▶ [Input data]
▬▬▬
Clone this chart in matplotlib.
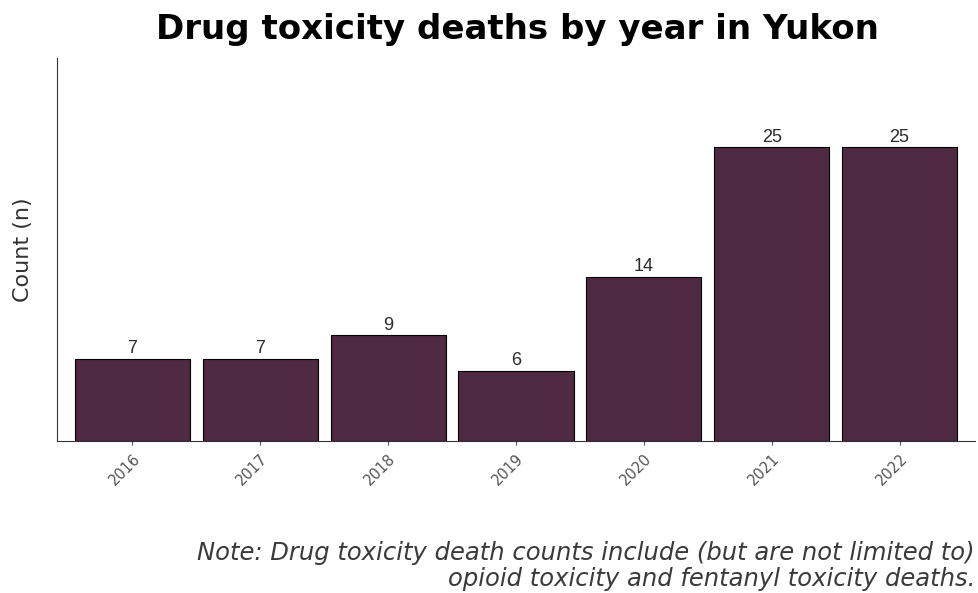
import numpy as np
import matplotlib.pyplot as plt

years = ['2016', '2017', '2018', '2019', '2020', '2021', '2022']
deaths = [7, 7, 9, 6, 14, 25, 25]

plt.rcParams['font.family'] = ['DejaVu Sans']

fig = plt.figure(figsize=(9.79, 5.93), dpi=100)
ax = fig.add_axes([57/979, 1 - 441/593, (975-57)/979, (441-58)/593])

x = np.arange(len(years))
bars = ax.bar(x, deaths, width=0.9, color='#502942', edgecolor='black', linewidth=0.8)
for xi, v in zip(x, deaths):
    ax.text(xi, v + 0.15, str(v), ha='center', va='bottom', fontsize=13,
            color='#2b2b2b', family='Liberation Sans')

ax.set_xlim(-0.59, 6.59)
ax.set_ylim(0, 32.6)
ax.set_xticks(x)
ax.set_xticklabels(years, rotation=45, fontsize=10.5, color='#555555',
                   ha='right', va='top', rotation_mode='anchor')
ax.tick_params(axis='x', length=3, color='#555555', pad=4)
ax.set_yticks([])
ax.set_ylabel('Count (n)', fontsize=16, color='#333333', labelpad=17)
for s in ['top', 'right']:
    ax.spines[s].set_visible(False)
ax.spines['left'].set_color('#333333')
ax.spines['bottom'].set_color('#333333')

fig.text(517/979, 1 - 30/593, 'Drug toxicity deaths by year in Yukon', ha='center', va='center',
         fontsize=24.5, fontweight='bold', color='black')
fig.text(975/979, 1 - 553/593, 'Note: Drug toxicity death counts include (but are not limited to)',
         ha='right', va='center', fontsize=17.5, style='italic', color='#3a3a3a')
fig.text(975/979, 1 - 579/593, 'opioid toxicity and fentanyl toxicity deaths.',
         ha='right', va='center', fontsize=17.5, style='italic', color='#3a3a3a')

fig.savefig('out.png', dpi=100)
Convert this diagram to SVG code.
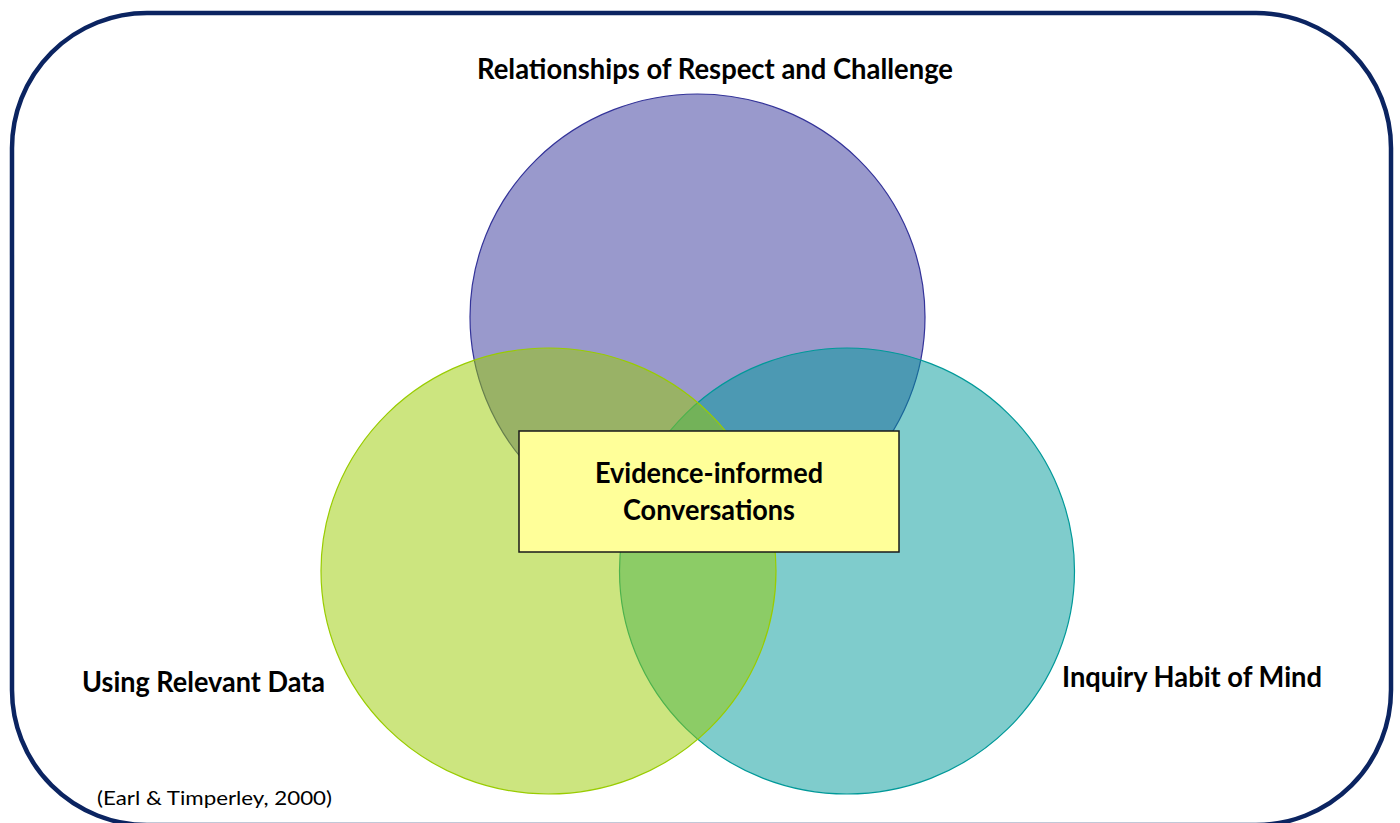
▬▬▬
▶ [Short problem] Find the word "this" in the material, then list each line that holds it.

▶ [Right answer]
Clone this chart in matplotlib.
Convert this diagram to SVG code.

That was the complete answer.